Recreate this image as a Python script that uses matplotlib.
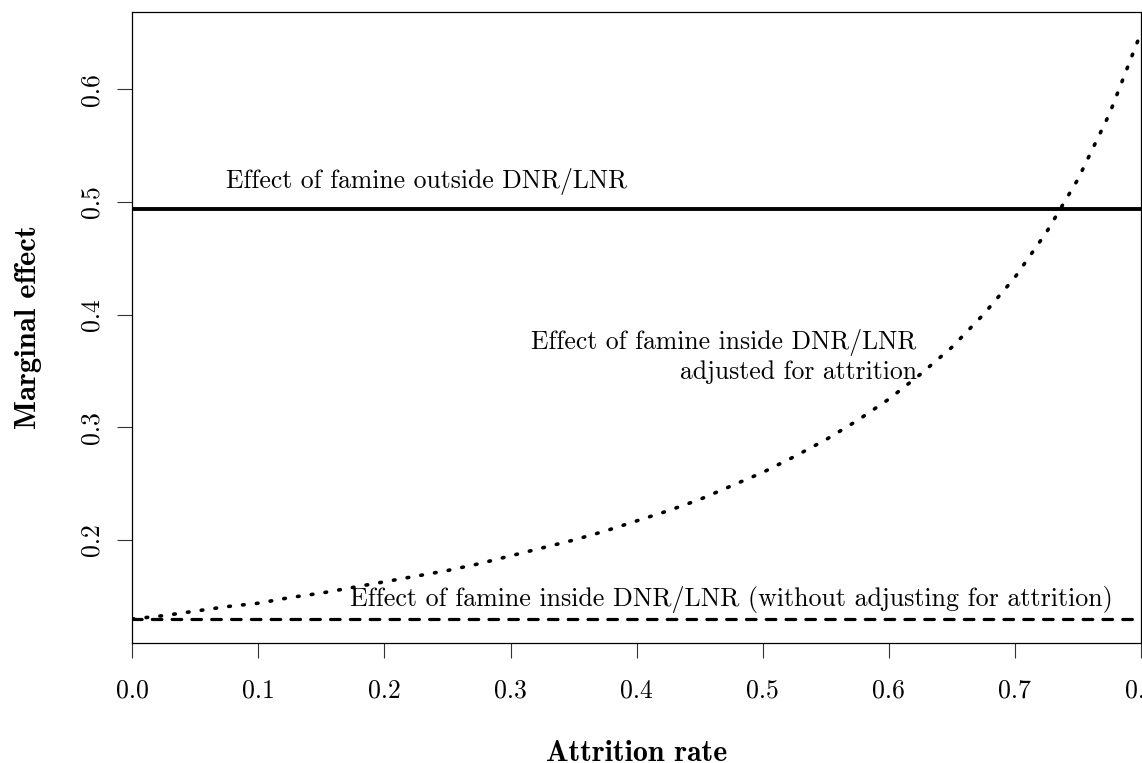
import numpy as np
import matplotlib
matplotlib.use("Agg")
import matplotlib.pyplot as plt

plt.rcParams['font.family'] = ['cmr10']
plt.rcParams['axes.formatter.use_mathtext'] = True

# attrition rate grid and the attrition-adjusted effect
attrition = [0.000, 0.025, 0.050, 0.075, 0.100, 0.125, 0.150, 0.175, 0.200,
             0.225, 0.250, 0.275, 0.300, 0.325, 0.350, 0.375, 0.400, 0.425,
             0.450, 0.475, 0.500, 0.525, 0.550, 0.575, 0.600, 0.625, 0.650,
             0.675, 0.700, 0.725, 0.750, 0.775, 0.800]
adjusted = [0.130, 0.133, 0.137, 0.141, 0.144, 0.149, 0.153, 0.158, 0.163,
            0.168, 0.173, 0.179, 0.186, 0.193, 0.200, 0.208, 0.217, 0.226,
            0.236, 0.248, 0.260, 0.274, 0.289, 0.306, 0.325, 0.347, 0.371,
            0.400, 0.433, 0.473, 0.520, 0.578, 0.650]
outside_effect = 0.494
inside_effect = 0.130

xticks = [0.0, 0.1, 0.2, 0.3, 0.4, 0.5, 0.6, 0.7, 0.8]
xticklabels = ['0.0', '0.1', '0.2', '0.3', '0.4', '0.5', '0.6', '0.7', '0.8']
yticks = [0.2, 0.3, 0.4, 0.5, 0.6]
yticklabels = ['0.2', '0.3', '0.4', '0.5', '0.6']

fig = plt.figure(figsize=(11.42, 7.63), dpi=100)
ax = fig.add_axes([0.1158, 0.1577, 0.8833, 0.826])

ax.axhline(outside_effect, color='black', lw=2.8, solid_capstyle='butt')
ax.axhline(inside_effect, color='black', lw=2.3, ls=(0, (3.0, 3.2)),
           dash_capstyle='round')
ax.plot(attrition, adjusted, color='black', lw=2.6, ls=(0, (0.45, 3.4)),
        dash_capstyle='round')

ax.text(0.233, outside_effect + 0.012, 'Effect of famine outside DNR/LNR',
        ha='center', va='bottom', fontsize=18.5)
ax.text(0.622, 0.363, 'Effect of famine inside DNR/LNR\nadjusted for attrition',
        ha='right', va='center', fontsize=18.5, multialignment='right',
        linespacing=1.25)
ax.text(0.778, 0.147,
        'Effect of famine inside DNR/LNR (without adjusting for attrition)',
        ha='right', va='center', fontsize=18.7)

ax.set_xlim(0, 0.8)
ax.set_ylim(0.109, 0.668)
ax.set_xticks(xticks)
ax.set_xticklabels(xticklabels, fontsize=18.5)
ax.set_yticks(yticks)
ax.set_yticklabels(yticklabels, fontsize=18.5, rotation=90, va='center')
ax.tick_params(axis='both', length=11, width=0.8, color='#333333')
ax.tick_params(axis='x', pad=15)
ax.tick_params(axis='y', pad=10)
for s in ax.spines.values():
    s.set_linewidth(0.9)

ax.set_xlabel('Attrition rate', fontsize=21.5, family='cmb10', labelpad=27)
ax.set_ylabel('Marginal effect', fontsize=22, family='cmb10', labelpad=27)

fig.savefig('out.png', dpi=100)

Your objective: Repeat the full listing above exactly, with no pictures in the copy.

Output for this exercise:
Recreate this image as a Python script that uses matplotlib.
import numpy as np
import matplotlib
matplotlib.use("Agg")
import matplotlib.pyplot as plt

plt.rcParams['font.family'] = ['cmr10']
plt.rcParams['axes.formatter.use_mathtext'] = True

# attrition rate grid and the attrition-adjusted effect
attrition = [0.000, 0.025, 0.050, 0.075, 0.100, 0.125, 0.150, 0.175, 0.200,
             0.225, 0.250, 0.275, 0.300, 0.325, 0.350, 0.375, 0.400, 0.425,
             0.450, 0.475, 0.500, 0.525, 0.550, 0.575, 0.600, 0.625, 0.650,
             0.675, 0.700, 0.725, 0.750, 0.775, 0.800]
adjusted = [0.130, 0.133, 0.137, 0.141, 0.144, 0.149, 0.153, 0.158, 0.163,
            0.168, 0.173, 0.179, 0.186, 0.193, 0.200, 0.208, 0.217, 0.226,
            0.236, 0.248, 0.260, 0.274, 0.289, 0.306, 0.325, 0.347, 0.371,
            0.400, 0.433, 0.473, 0.520, 0.578, 0.650]
outside_effect = 0.494
inside_effect = 0.130

xticks = [0.0, 0.1, 0.2, 0.3, 0.4, 0.5, 0.6, 0.7, 0.8]
xticklabels = ['0.0', '0.1', '0.2', '0.3', '0.4', '0.5', '0.6', '0.7', '0.8']
yticks = [0.2, 0.3, 0.4, 0.5, 0.6]
yticklabels = ['0.2', '0.3', '0.4', '0.5', '0.6']

fig = plt.figure(figsize=(11.42, 7.63), dpi=100)
ax = fig.add_axes([0.1158, 0.1577, 0.8833, 0.826])

ax.axhline(outside_effect, color='black', lw=2.8, solid_capstyle='butt')
ax.axhline(inside_effect, color='black', lw=2.3, ls=(0, (3.0, 3.2)),
           dash_capstyle='round')
ax.plot(attrition, adjusted, color='black', lw=2.6, ls=(0, (0.45, 3.4)),
        dash_capstyle='round')

ax.text(0.233, outside_effect + 0.012, 'Effect of famine outside DNR/LNR',
        ha='center', va='bottom', fontsize=18.5)
ax.text(0.622, 0.363, 'Effect of famine inside DNR/LNR\nadjusted for attrition',
        ha='right', va='center', fontsize=18.5, multialignment='right',
        linespacing=1.25)
ax.text(0.778, 0.147,
        'Effect of famine inside DNR/LNR (without adjusting for attrition)',
        ha='right', va='center', fontsize=18.7)

ax.set_xlim(0, 0.8)
ax.set_ylim(0.109, 0.668)
ax.set_xticks(xticks)
ax.set_xticklabels(xticklabels, fontsize=18.5)
ax.set_yticks(yticks)
ax.set_yticklabels(yticklabels, fontsize=18.5, rotation=90, va='center')
ax.tick_params(axis='both', length=11, width=0.8, color='#333333')
ax.tick_params(axis='x', pad=15)
ax.tick_params(axis='y', pad=10)
for s in ax.spines.values():
    s.set_linewidth(0.9)

ax.set_xlabel('Attrition rate', fontsize=21.5, family='cmb10', labelpad=27)
ax.set_ylabel('Marginal effect', fontsize=22, family='cmb10', labelpad=27)

fig.savefig('out.png', dpi=100)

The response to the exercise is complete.